Potencjalnych dawców szpiku jest ponad milion. Niestety wielu z nich rezygnuje

Z oddania szpiku wycofuje się aż 40 proc
Z oddania szpiku wycofuje się aż 40 proc. zarejestrowanych
Źródło: Fakty po południu

W Polsce nie brakuje chętnych do oddania szpiku kostnego. Problem pojawia się, kiedy od deklaracji trzeba przejść do czynów. Wtedy aż 40 proc. zarejestrowanych dawców odmawia wzięcia udziału w zabiegu.

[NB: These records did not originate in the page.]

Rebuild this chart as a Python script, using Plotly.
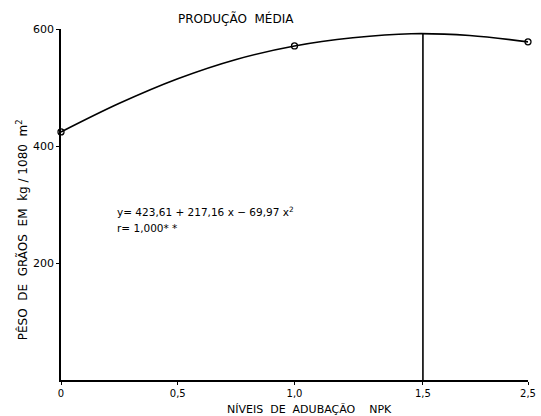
import plotly.graph_objects as go

# Observed points (open circles)
obs_x = [0.0, 1.0, 2.0]
obs_y = [424, 571, 578]

# Fitted curve, values
curve_x = [0.0, 0.25, 0.5, 0.75, 1.0, 1.25, 1.5, 1.75, 2.0]
curve_y = [424, 473, 515, 548, 571, 585, 592, 589, 578]

# Vertical line at the maximum
vline_x = [1.55, 1.55]
vline_y = [0, 592]

x_tickvals = [0.0, 0.5, 1.0, 1.55, 2.0]
x_ticktext = ["0", "0,5", "1,0", "1,5", "2,5"]
y_tickvals = [200, 400, 600]
y_ticktext = ["200", "400", "600"]

FONT = "DejaVu Sans"

fig = go.Figure()
fig.add_trace(go.Scatter(x=curve_x, y=curve_y, mode="lines",
                         line=dict(color="black", width=1.6, shape="spline"),
                         hoverinfo="skip", showlegend=False))
fig.add_trace(go.Scatter(x=vline_x, y=vline_y, mode="lines",
                         line=dict(color="black", width=1.6),
                         showlegend=False))
fig.add_trace(go.Scatter(x=obs_x, y=obs_y, mode="markers",
                         marker=dict(symbol="circle-open", size=6, color="black",
                                     line=dict(width=1.3)),
                         cliponaxis=False, showlegend=False))

fig.update_layout(
    width=541, height=416,
    margin=dict(l=61, r=13, t=29, b=36, autoexpand=False),
    plot_bgcolor="white", paper_bgcolor="white",
    font=dict(family=FONT, size=10, color="black"),
    showlegend=False,
    xaxis=dict(range=[0, 2], tickvals=x_tickvals, ticktext=x_ticktext,
               automargin=False,
               showgrid=False, zeroline=False, showline=True, linecolor="black",
               linewidth=1.6, ticks="outside", ticklen=3, tickcolor="black",
               tickfont=dict(family=FONT, size=10, color="black")),
    yaxis=dict(range=[0, 600], tickvals=y_tickvals, ticktext=y_ticktext,
               automargin=False,
               showgrid=False, zeroline=False, showline=True, linecolor="black",
               linewidth=1.6, ticks="outside", ticklen=3, tickcolor="black",
               tickfont=dict(family=FONT, size=11, color="black")),
    annotations=[
        dict(text="PRODUÇÃO  MÉDIA", xref="paper", yref="paper",
             x=(236 - 61) / 467, y=1.0, xanchor="center", yanchor="middle",
             yshift=11, showarrow=False,
             font=dict(family=FONT, size=12, color="black")),
        dict(text="PÊSO  DE  GRÃOS  EM  kg / 1080  m<sup>2</sup>", xref="paper",
             yref="paper", x=-0.083, y=(380 - 230) / 351, xanchor="center",
             yanchor="middle", textangle=-90, showarrow=False,
             font=dict(family=FONT, size=12, color="black")),
        dict(text="NÍVEIS  DE  ADUBAÇÃO    NPK", xref="paper", yref="paper",
             x=(309 - 61) / 467, y=0, xanchor="center", yanchor="middle",
             yshift=-29, showarrow=False,
             font=dict(family=FONT, size=11, color="black")),
        dict(text="y= 423,61 + 217,16 x − 69,97 x<sup>2</sup>", xref="x", yref="y",
             x=0.232, y=288, xanchor="left", yanchor="middle", showarrow=False,
             font=dict(family=FONT, size=10.5, color="black")),
        dict(text="r= 1,000* *", xref="x", yref="y", x=0.232, y=260,
             xanchor="left", yanchor="middle", showarrow=False,
             font=dict(family=FONT, size=10.5, color="black")),
    ],
)

fig.write_html("out.html",
               config={"displayModeBar": False},
               post_script="document.body.style.margin='0px';"
                           "document.body.style.overflow='hidden';")
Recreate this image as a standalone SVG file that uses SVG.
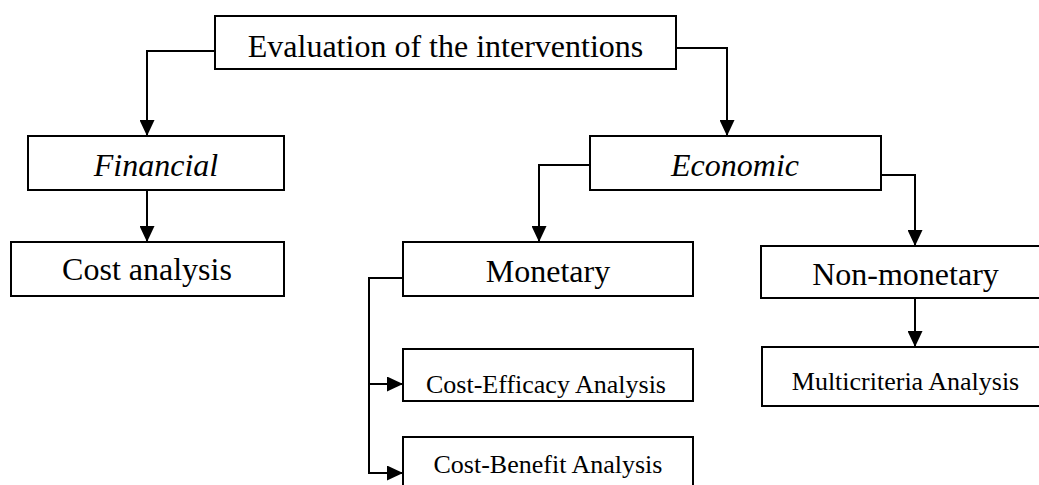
<svg xmlns="http://www.w3.org/2000/svg" width="1039" height="485" viewBox="0 0 1039 485">
<style>
.box{fill:#fff;stroke:#000;stroke-width:2}
.t{font-family:"Liberation Serif","Times New Roman",serif;fill:#000;text-anchor:middle}
.L{font-size:32px}
.S{font-size:26px}
.i{font-style:italic}
.c{fill:none;stroke:#000;stroke-width:2}
</style>
<defs>
<marker id="ah" markerUnits="userSpaceOnUse" markerWidth="16" markerHeight="15" viewBox="0 0 16 15" refX="16" refY="7.5" orient="auto">
<path d="M0,0 L16,7.5 L0,15 Z" fill="#000"/>
</marker>
</defs>
<g id="connectors">
<path class="c" d="M215,51 H147 V136" marker-end="url(#ah)"/>
<path class="c" d="M676,48 H727 V136" marker-end="url(#ah)"/>
<path class="c" d="M147,190 V242" marker-end="url(#ah)"/>
<path class="c" d="M590,165 H539 V242" marker-end="url(#ah)"/>
<path class="c" d="M881,175 H915 V246" marker-end="url(#ah)"/>
<path class="c" d="M915,298 V347" marker-end="url(#ah)"/>
<path class="c" d="M403,278 H369 V473 H403" marker-end="url(#ah)"/>
<path class="c" d="M369,384 H403" marker-end="url(#ah)"/>
</g>
<g id="root">
<rect class="box" x="215" y="16" width="461" height="53"/>
<text class="t L" x="445.5" y="57">Evaluation of the interventions</text>
</g>
<g id="financial">
<rect class="box" x="28" y="136" width="256" height="54"/>
<text class="t L i" x="156" y="176">Financial</text>
</g>
<g id="economic">
<rect class="box" x="590" y="136" width="291" height="54"/>
<text class="t L i" x="735" y="176">Economic</text>
</g>
<g id="cost-analysis">
<rect class="box" x="11" y="242" width="273" height="54"/>
<text class="t L" x="147" y="280">Cost analysis</text>
</g>
<g id="monetary">
<rect class="box" x="403" y="242" width="290" height="54"/>
<text class="t L" x="548" y="282">Monetary</text>
</g>
<g id="non-monetary">
<rect class="box" x="761" y="246" width="290" height="52"/>
<text class="t L" x="905.5" y="285">Non-monetary</text>
</g>
<g id="cost-efficacy">
<rect class="box" x="403" y="349" width="290" height="52"/>
<text class="t S" x="546" y="393">Cost-Efficacy Analysis</text>
</g>
<g id="cost-benefit">
<rect class="box" x="403" y="437" width="290" height="60"/>
<text class="t S" x="548" y="473">Cost-Benefit Analysis</text>
</g>
<g id="multicriteria">
<rect class="box" x="762" y="347" width="290" height="59"/>
<text class="t S" x="905.5" y="390">Multicriteria Analysis</text>
</g>
</svg>
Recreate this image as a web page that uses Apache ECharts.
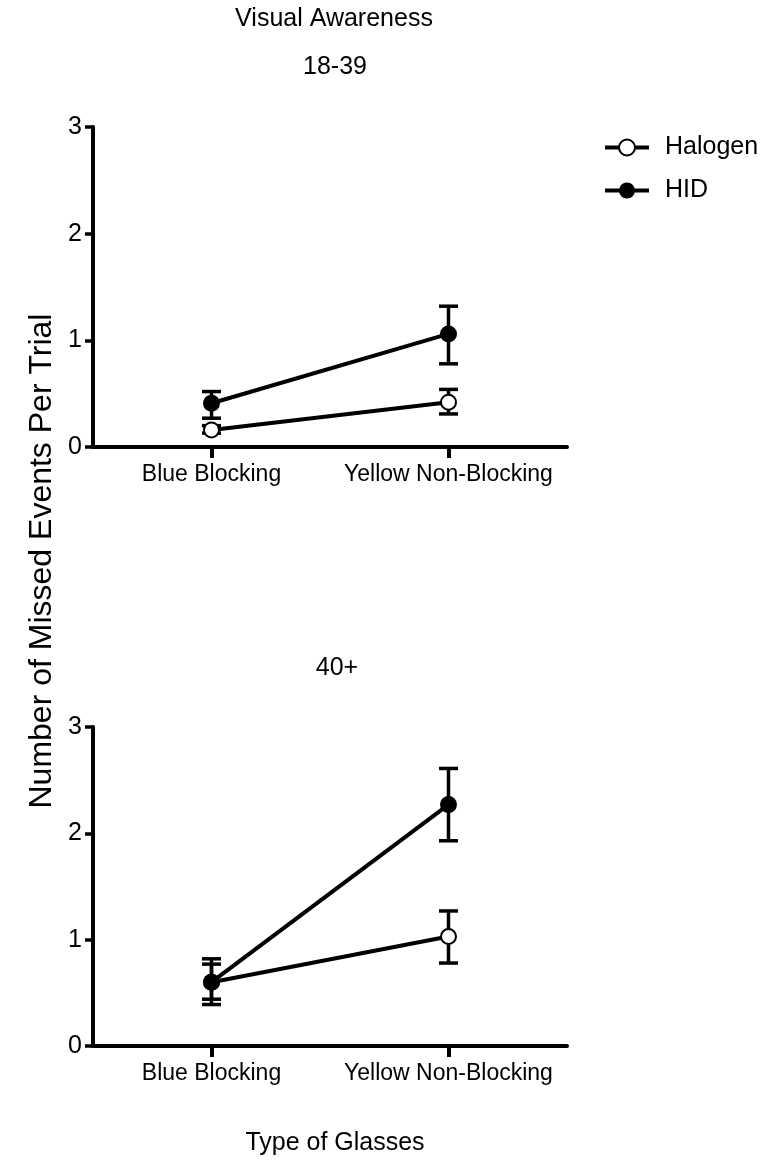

Ma to zmienić specjalna kampania informacyjna. Materiał "Faktów po południu".

Dawcą szpiku może zostać każda zdrowa osoba w wieku od 18 do 50 lat. Wystarczy się zarejestrować i pobrać wymaz z gardła lub krew. Trwa to kilka sekund i co roku chętnych jest coraz więcej

- Jeszcze siedem lat temu, zanim fundacja DKMS rozpoczęła swoją działalność, w Polsce było zarejestrowanych około 40 tysięcy potencjalnych dawców. Obecnie jest to grubo ponad milion - wylicza Grzegorz Zwierzchowski z fundacji DKMS.

Niepokojące jest jednak to, że wielu z tych dawców w ostatniej chwili odbiera chorym nadzieję.

- Według naszych danych około 40 procent dawców, w momencie, w którym my dzwonimy i mówimy: jest taka sprawa, jest ktoś chory, kto oczekuje pana pomocy, to (słyszymy): a nie, ja się tak zgłosiłem, bo była akcja w supermarkecie - mówi Monika Sankowska z Ośrodka Dawców Szpiku.

Tymczasem 10 tys. osób rocznie w Polsce dowiaduje się, że ma białaczkę. - Na całym świecie ktoś dowiaduje się o tym co 35 sekund. Większość tych osób potrzebuje przeszczepienia szpiku i jest to dla nich tak naprawdę ostatnia szansa, żeby wyleczyć się z tej choroby - dodaje Aleksandra Błaszczyk z fundacji DKMS.

Czterogodzinna "dializa"

Lekarze uspokajają, że przeszczep szpiku nie jest skomplikowaną operacją z użyciem skalpela - przypomina raczej dializę i średnio trwa ok. czterech godzin.

- Nie ma się czego obawiać. Oddawanie szpiku czy pobieranie komórek szpikowych z krwi obwodowej jest w pełni bezpieczne - tłumaczy doktor Witold Prejzner z Kliniki Hematologii i Transplantologii w Gdańsku.

Podobnie mówią zresztą ci, którzy mają za sobą zabieg pobrania takich komórek. - Po oddaniu szpiku czułam się zobowiązana do tego, aby walczyć z mitem, który mówił, że pobieranie szpiku to igła w kręgosłup i paraliż. Byłam przykładem tego, że tak nie jest - wspomina pani Agnieszka z Warszawy.

W rozprawianiu się z podobnymi mitami ma pomóc także specjalna kampania informacyjna z udziałem lekarzy.